§ **Work required**
Return the material exactly as supplied, apart from the pictures, which are omitted.

======== Information supplied ========

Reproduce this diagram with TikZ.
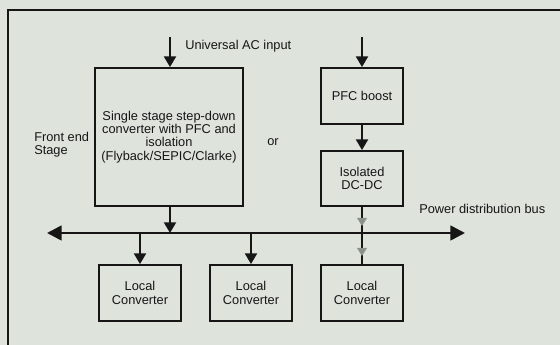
\documentclass[tikz,border=0pt]{standalone}
\usepackage{fontspec}
\setmainfont{Liberation Sans}
\usetikzlibrary{arrows.meta}
\definecolor{bgc}{HTML}{DEE3DC}
\definecolor{ink}{HTML}{161616}
\definecolor{ghost}{HTML}{8C918A}
\tikzset{
  txt/.style={text=ink, font=\fontsize{9.6}{10}\selectfont, inner sep=0pt},
  blk/.style={draw=ink, line width=1.4pt, align=center, txt},
  smallblk/.style={blk, minimum width=61.5pt, minimum height=42pt},
  conn/.style={draw=ink, line width=1.5pt, -{Triangle[width=9pt,length=8pt]}},
  plain/.style={draw=ink, line width=1.5pt},
  buspath/.style={draw=ink, line width=2pt, {Triangle[width=11pt,length=11pt]}-{Triangle[width=11pt,length=11pt]}},
  frame/.style={draw=ink, line width=1.4pt}
}
\begin{document}
\begin{tikzpicture}[x=0.75pt,y=-0.75pt]
\fill[bgc] (0,0) rectangle (560,345);
\useasboundingbox (0,0) rectangle (560,345);
% frame
\draw[frame] (8,350) -- (8,10) -- (570,10);
% blocks
\node[blk, minimum width=111pt, minimum height=103.5pt] (big) at (169,137)
  {Single stage step-down\\converter with PFC and\\isolation\\(Flyback/SEPIC/Clarke)};
\node[smallblk, minimum height=42pt] (pfc) at (362,96) {PFC boost};
\node[smallblk, minimum height=41.25pt] (iso) at (362,178.5) {Isolated\\DC-DC};
\node[smallblk] (lc1) at (140,293) {Local\\Converter};
\node[smallblk] (lc2) at (251,293) {Local\\Converter};
\node[smallblk] (lc3) at (362,293) {Local\\Converter};
% labels
\node[txt, anchor=west] (acin) at (185,46) {Universal AC input};
\node[txt, anchor=west, align=left] (fes) at (34,144.5) {Front end\\Stage};
\node[txt] (or) at (273,142) {or};
\node[txt, anchor=west] (pdb) at (419,209) {Power distribution bus};
% input arrows
\coordinate (in1) at (170,37);
\coordinate (in2) at (362,37);
\draw[conn] (in1) -- (in1 |- big.north);
\draw[conn] (in2) -- (pfc.north);
\draw[conn] (pfc.south) -- (iso.north);
% bus
\coordinate (busL) at (47,233);
\coordinate (busR) at (465,233);
\draw[buspath] (busL) -- (busR);
\draw[conn] (big.south -| in1) -- (in1 |- busL);
\draw[conn] (lc1.north |- busL) -- (lc1.north);
\draw[conn] (lc2.north |- busL) -- (lc2.north);
\draw[plain] (iso.south) -- (lc3.north);
% faint arrowheads on the isolated branch
\fill[ghost] (357,218) -- (367,218) -- (362,226) -- cycle;
\fill[ghost] (357,248) -- (367,248) -- (362,256) -- cycle;
\end{tikzpicture}
\end{document}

========

§ **Exercise response**
Reproduce this diagram with TikZ.
\documentclass[tikz,border=0pt]{standalone}
\usepackage{fontspec}
\setmainfont{Liberation Sans}
\usetikzlibrary{arrows.meta}
\definecolor{bgc}{HTML}{DEE3DC}
\definecolor{ink}{HTML}{161616}
\definecolor{ghost}{HTML}{8C918A}
\tikzset{
  txt/.style={text=ink, font=\fontsize{9.6}{10}\selectfont, inner sep=0pt},
  blk/.style={draw=ink, line width=1.4pt, align=center, txt},
  smallblk/.style={blk, minimum width=61.5pt, minimum height=42pt},
  conn/.style={draw=ink, line width=1.5pt, -{Triangle[width=9pt,length=8pt]}},
  plain/.style={draw=ink, line width=1.5pt},
  buspath/.style={draw=ink, line width=2pt, {Triangle[width=11pt,length=11pt]}-{Triangle[width=11pt,length=11pt]}},
  frame/.style={draw=ink, line width=1.4pt}
}
\begin{document}
\begin{tikzpicture}[x=0.75pt,y=-0.75pt]
\fill[bgc] (0,0) rectangle (560,345);
\useasboundingbox (0,0) rectangle (560,345);
% frame
\draw[frame] (8,350) -- (8,10) -- (570,10);
% blocks
\node[blk, minimum width=111pt, minimum height=103.5pt] (big) at (169,137)
  {Single stage step-down\\converter with PFC and\\isolation\\(Flyback/SEPIC/Clarke)};
\node[smallblk, minimum height=42pt] (pfc) at (362,96) {PFC boost};
\node[smallblk, minimum height=41.25pt] (iso) at (362,178.5) {Isolated\\DC-DC};
\node[smallblk] (lc1) at (140,293) {Local\\Converter};
\node[smallblk] (lc2) at (251,293) {Local\\Converter};
\node[smallblk] (lc3) at (362,293) {Local\\Converter};
% labels
\node[txt, anchor=west] (acin) at (185,46) {Universal AC input};
\node[txt, anchor=west, align=left] (fes) at (34,144.5) {Front end\\Stage};
\node[txt] (or) at (273,142) {or};
\node[txt, anchor=west] (pdb) at (419,209) {Power distribution bus};
% input arrows
\coordinate (in1) at (170,37);
\coordinate (in2) at (362,37);
\draw[conn] (in1) -- (in1 |- big.north);
\draw[conn] (in2) -- (pfc.north);
\draw[conn] (pfc.south) -- (iso.north);
% bus
\coordinate (busL) at (47,233);
\coordinate (busR) at (465,233);
\draw[buspath] (busL) -- (busR);
\draw[conn] (big.south -| in1) -- (in1 |- busL);
\draw[conn] (lc1.north |- busL) -- (lc1.north);
\draw[conn] (lc2.north |- busL) -- (lc2.north);
\draw[plain] (iso.south) -- (lc3.north);
% faint arrowheads on the isolated branch
\fill[ghost] (357,218) -- (367,218) -- (362,226) -- cycle;
\fill[ghost] (357,248) -- (367,248) -- (362,256) -- cycle;
\end{tikzpicture}
\end{document}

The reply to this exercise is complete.